PROBLEM: Give the listing again exactly, omitting its images.

DATASET EXTRACT:
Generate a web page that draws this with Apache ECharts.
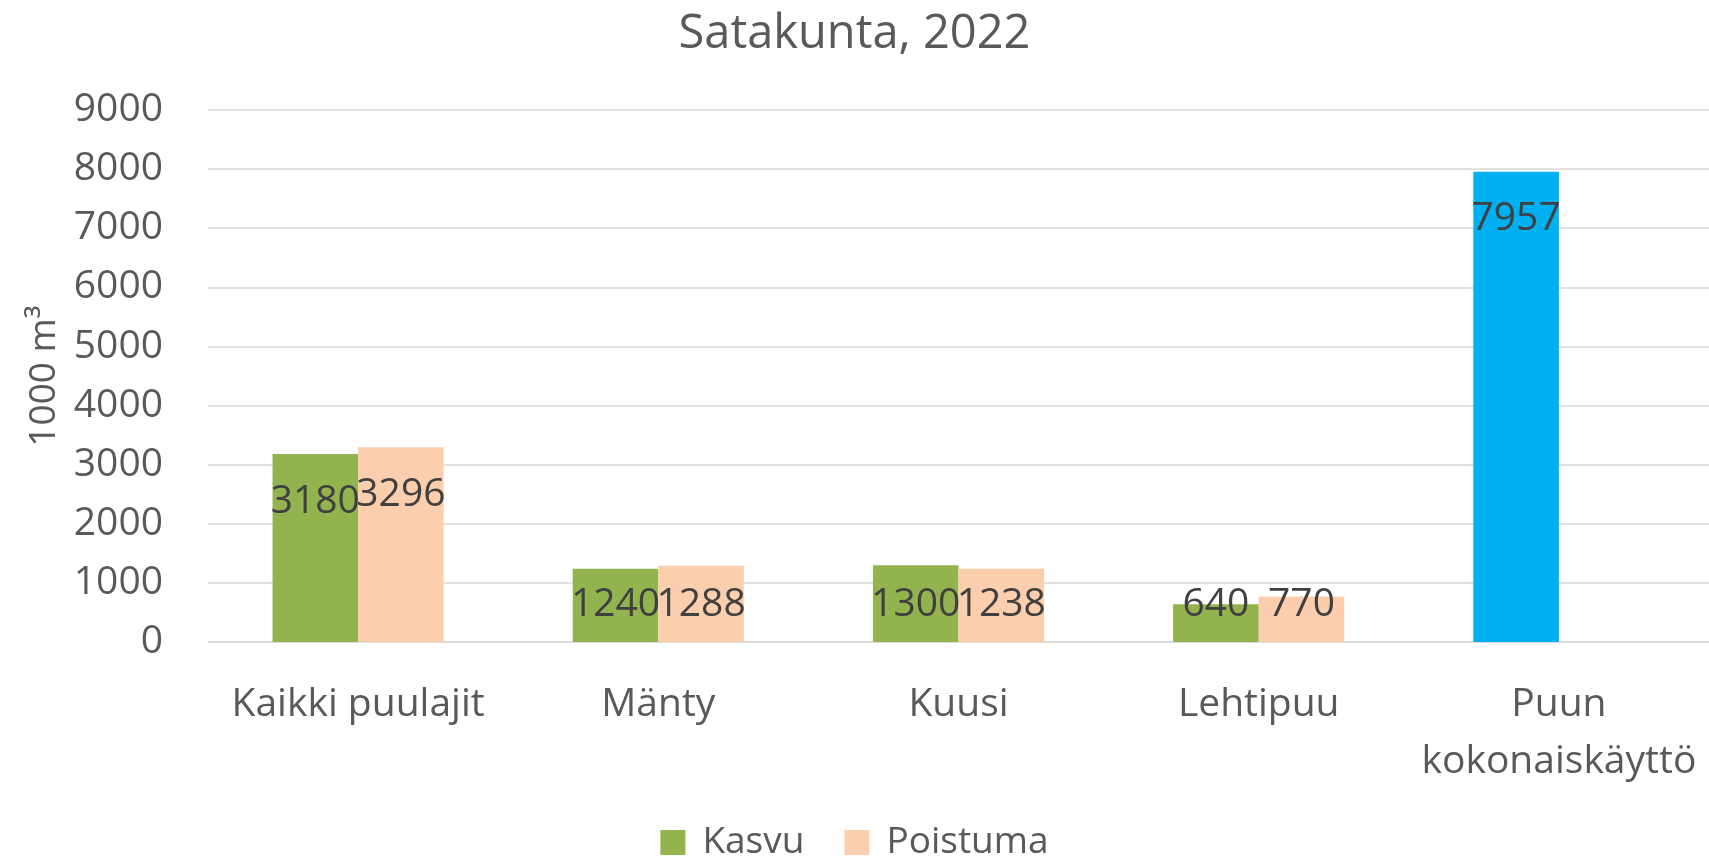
<!DOCTYPE html>
<html>
<head>
<meta charset="utf-8">
<script src="https://cdn.jsdelivr.net/npm/echarts@6/dist/echarts.min.js"></script>
<style>
  html, body { margin: 0; padding: 0; background: #fff; }
  #chart { width: 1709px; height: 857px; }
</style>
</head>
<body>
<div id="chart"></div>
<script>
// data (1000 m3)
var categories = ['Kaikki puulajit', 'Mänty', 'Kuusi', 'Lehtipuu', 'Puun kokonaiskäyttö'];
var kasvu = [3180, 1240, 1300, 640, null];
var poistuma = [3296, 1288, 1238, 770, null];
var kokonaiskaytto = [null, null, null, null, 7957];
var yTicks = { min: 0, max: 9000, interval: 1000 };

var txt = '#595959';
var font = 'Open Sans';

// short bars: label sits just above the axis instead of under the bar top
var clampBelow = 1400;
function withLabels(arr) {
  return arr.map(function (v) {
    if (v == null) return null;
    if (v < clampBelow) {
      return { value: v, label: { position: 'insideBottom', distance: 18 } };
    }
    return v;
  });
}

var valueLabel = {
  show: true,
  position: 'insideTop',
  distance: 28,
  color: '#404040',
  fontFamily: font,
  fontSize: 39
};

var myChart = echarts.init(document.getElementById('chart'));
var option = {
  backgroundColor: '#fff',
  animation: false,
  title: {
    text: 'Satakunta, 2022',
    left: 'center',
    top: 11,
    padding: 0,
    textStyle: { color: txt, fontFamily: font, fontSize: 47, fontWeight: 'normal' }
  },
  legend: {
    data: ['Kasvu', 'Poistuma'],
    left: 'center',
    top: 824,
    padding: 0,
    icon: 'rect',
    itemWidth: 25,
    itemHeight: 25,
    itemGap: 40,
    textStyle: {
      color: txt, fontFamily: font, fontSize: 37, lineHeight: 25,
      padding: [0, 0, 0, 12]
    }
  },
  grid: { left: 208, right: -4, top: 110, bottom: 215, containLabel: false },
  xAxis: {
    type: 'category',
    data: categories,
    axisLine: { show: true, lineStyle: { color: '#d9d9d9', width: 1.5 } },
    axisTick: { show: false },
    axisLabel: {
      color: txt, fontFamily: font, fontSize: 39, margin: 34, lineHeight: 57,
      interval: 0,
      formatter: function (v) { return v.length > 16 ? v.replace(' ', '\n') : v; }
    }
  },
  yAxis: {
    type: 'value',
    min: yTicks.min,
    max: yTicks.max,
    interval: yTicks.interval,
    name: '1000 m³',
    nameLocation: 'middle',
    nameRotate: 90,
    nameGap: 140,
    nameTextStyle: { color: txt, fontFamily: font, fontSize: 37 },
    axisLine: { show: false },
    axisTick: { show: false },
    axisLabel: {
      color: txt, fontFamily: font, fontSize: 39, margin: 45,
      formatter: function (v) { return String(v); }
    },
    splitLine: { lineStyle: { color: '#d9d9d9', width: 1.5 } }
  },
  series: [
    {
      name: 'Kasvu',
      type: 'bar',
      stack: 'left',
      data: withLabels(kasvu),
      barGap: '0%',
      barCategoryGap: '43%',
      itemStyle: { color: '#93b34f' },
      label: valueLabel
    },
    {
      name: 'Poistuma',
      type: 'bar',
      data: withLabels(poistuma),
      itemStyle: { color: '#fbcfae' },
      label: valueLabel
    },
    {
      name: 'Puun kokonaiskäyttö',
      type: 'bar',
      stack: 'left',
      data: withLabels(kokonaiskaytto),
      itemStyle: { color: '#00b0f0' },
      label: valueLabel
    }
  ]
};
myChart.setOption(option);
</script>
</body>
</html>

TASK OUTPUT:
Generate a web page that draws this with Apache ECharts.
<!DOCTYPE html>
<html>
<head>
<meta charset="utf-8">
<script src="https://cdn.jsdelivr.net/npm/echarts@6/dist/echarts.min.js"></script>
<style>
  html, body { margin: 0; padding: 0; background: #fff; }
  #chart { width: 1709px; height: 857px; }
</style>
</head>
<body>
<div id="chart"></div>
<script>
// data (1000 m3)
var categories = ['Kaikki puulajit', 'Mänty', 'Kuusi', 'Lehtipuu', 'Puun kokonaiskäyttö'];
var kasvu = [3180, 1240, 1300, 640, null];
var poistuma = [3296, 1288, 1238, 770, null];
var kokonaiskaytto = [null, null, null, null, 7957];
var yTicks = { min: 0, max: 9000, interval: 1000 };

var txt = '#595959';
var font = 'Open Sans';

// short bars: label sits just above the axis instead of under the bar top
var clampBelow = 1400;
function withLabels(arr) {
  return arr.map(function (v) {
    if (v == null) return null;
    if (v < clampBelow) {
      return { value: v, label: { position: 'insideBottom', distance: 18 } };
    }
    return v;
  });
}

var valueLabel = {
  show: true,
  position: 'insideTop',
  distance: 28,
  color: '#404040',
  fontFamily: font,
  fontSize: 39
};

var myChart = echarts.init(document.getElementById('chart'));
var option = {
  backgroundColor: '#fff',
  animation: false,
  title: {
    text: 'Satakunta, 2022',
    left: 'center',
    top: 11,
    padding: 0,
    textStyle: { color: txt, fontFamily: font, fontSize: 47, fontWeight: 'normal' }
  },
  legend: {
    data: ['Kasvu', 'Poistuma'],
    left: 'center',
    top: 824,
    padding: 0,
    icon: 'rect',
    itemWidth: 25,
    itemHeight: 25,
    itemGap: 40,
    textStyle: {
      color: txt, fontFamily: font, fontSize: 37, lineHeight: 25,
      padding: [0, 0, 0, 12]
    }
  },
  grid: { left: 208, right: -4, top: 110, bottom: 215, containLabel: false },
  xAxis: {
    type: 'category',
    data: categories,
    axisLine: { show: true, lineStyle: { color: '#d9d9d9', width: 1.5 } },
    axisTick: { show: false },
    axisLabel: {
      color: txt, fontFamily: font, fontSize: 39, margin: 34, lineHeight: 57,
      interval: 0,
      formatter: function (v) { return v.length > 16 ? v.replace(' ', '\n') : v; }
    }
  },
  yAxis: {
    type: 'value',
    min: yTicks.min,
    max: yTicks.max,
    interval: yTicks.interval,
    name: '1000 m³',
    nameLocation: 'middle',
    nameRotate: 90,
    nameGap: 140,
    nameTextStyle: { color: txt, fontFamily: font, fontSize: 37 },
    axisLine: { show: false },
    axisTick: { show: false },
    axisLabel: {
      color: txt, fontFamily: font, fontSize: 39, margin: 45,
      formatter: function (v) { return String(v); }
    },
    splitLine: { lineStyle: { color: '#d9d9d9', width: 1.5 } }
  },
  series: [
    {
      name: 'Kasvu',
      type: 'bar',
      stack: 'left',
      data: withLabels(kasvu),
      barGap: '0%',
      barCategoryGap: '43%',
      itemStyle: { color: '#93b34f' },
      label: valueLabel
    },
    {
      name: 'Poistuma',
      type: 'bar',
      data: withLabels(poistuma),
      itemStyle: { color: '#fbcfae' },
      label: valueLabel
    },
    {
      name: 'Puun kokonaiskäyttö',
      type: 'bar',
      stack: 'left',
      data: withLabels(kokonaiskaytto),
      itemStyle: { color: '#00b0f0' },
      label: valueLabel
    }
  ]
};
myChart.setOption(option);
</script>
</body>
</html>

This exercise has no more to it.